El director James Gray ya había dado muestra de su talento como hacedor de tragedias policíacas con ecos shakespearianos en sus dos películas anteriores: Little Odessa, (León de Plata en Venecia 1994 ) y la infravalorada La Otra Cara del Crimen (2000). Ocho años más tarde del estreno en España de este último film llega a las carteleras, y con un retraso considerable con respecto a su fecha de producción, la nueva propuesta de un director con un talento visual y narrativo inversamente proporcional al reconocimiento público de su impecable labor como cineasta.
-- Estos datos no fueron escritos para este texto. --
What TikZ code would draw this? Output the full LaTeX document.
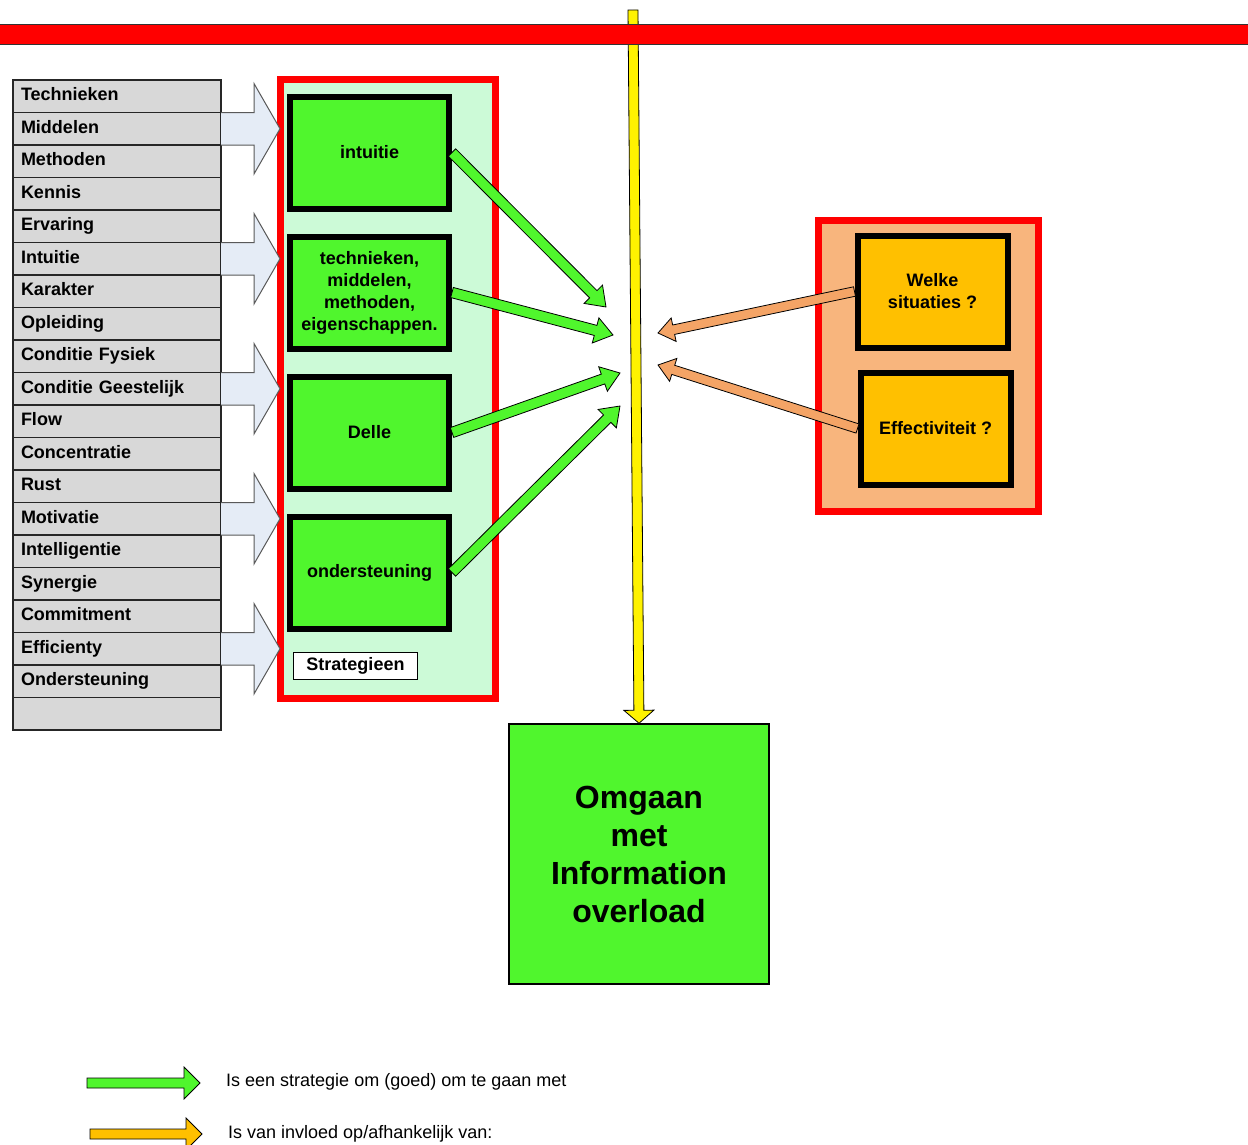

Con un sentido muy poco habitual del clasicismo y la tragedia, Gray urde una trama de polis y cacos (y de cacos que devienen polis y polis con espíritu de cacos) que oculta bajo su apariencia de producto del montón toda una lección de cómo construir una dinámica de personajes sólida, atractiva y universal sin perjuicio de la profundidad dramática y, sobre todo, humana, de lo que nos cuenta. Por el camino se permite el lujo (o más bien el alarde), de ofrecernos una retahíla de escenas puntuales que, bien sea por la crudeza de su planificación (la soberbia, aunque tal vez demasiado corta, persecución en coche) bien sea por la plasticidad de sus imágenes (el clímax final), o el ténebre suspense de su puesta en escena (la operación policial frustrada), cogen desprevenido al espectador que, como un servidor, tan sólo se esperaba en el momento de asentar sus posaderas sobre la butaca del cine un film correcto y sin demasiadas aristas con el que invertir dos horas de una tarde de sábado.
Por descontado, tal vez el efecto sorpresa deslumbre la retina con tal intensidad que muchos de los defectos de La Noche es Nuestra queden eclipsados por sus incontestables virtudes como espectáculo, sin embargo, esto no quiere decir que la película no tenga sus pequeños agujeros negros, tan sólo que James Gray logra imprimir luz suficiente en ellos como para que el tratamiento superficial de algunos personajes (el de Eva Mendes en particular, el de Mark Wahlberg en determinados pasajes), el conservadurismo moral encubierto que impregna toda la trama, y los trompicones rayanos en el tópico de ciertos diálogos, no logren en ningún momento emponzoñar el metraje gracias a un dominio del ritmo dramático muy por encima de la media del género. Podríamos decir, pues, que el retraso con el que la película ha llegado a nuestras pantallas ha merecido la pena, o, en palabras más esdrújulas y rimbombantes, que un buen retardo garantiza una catarsis de rango superior, incluso cuando, mientras se espera, hay que digerir pestiños del calibre de Casi 300 o 27 Vestidos. Cosas del suspense.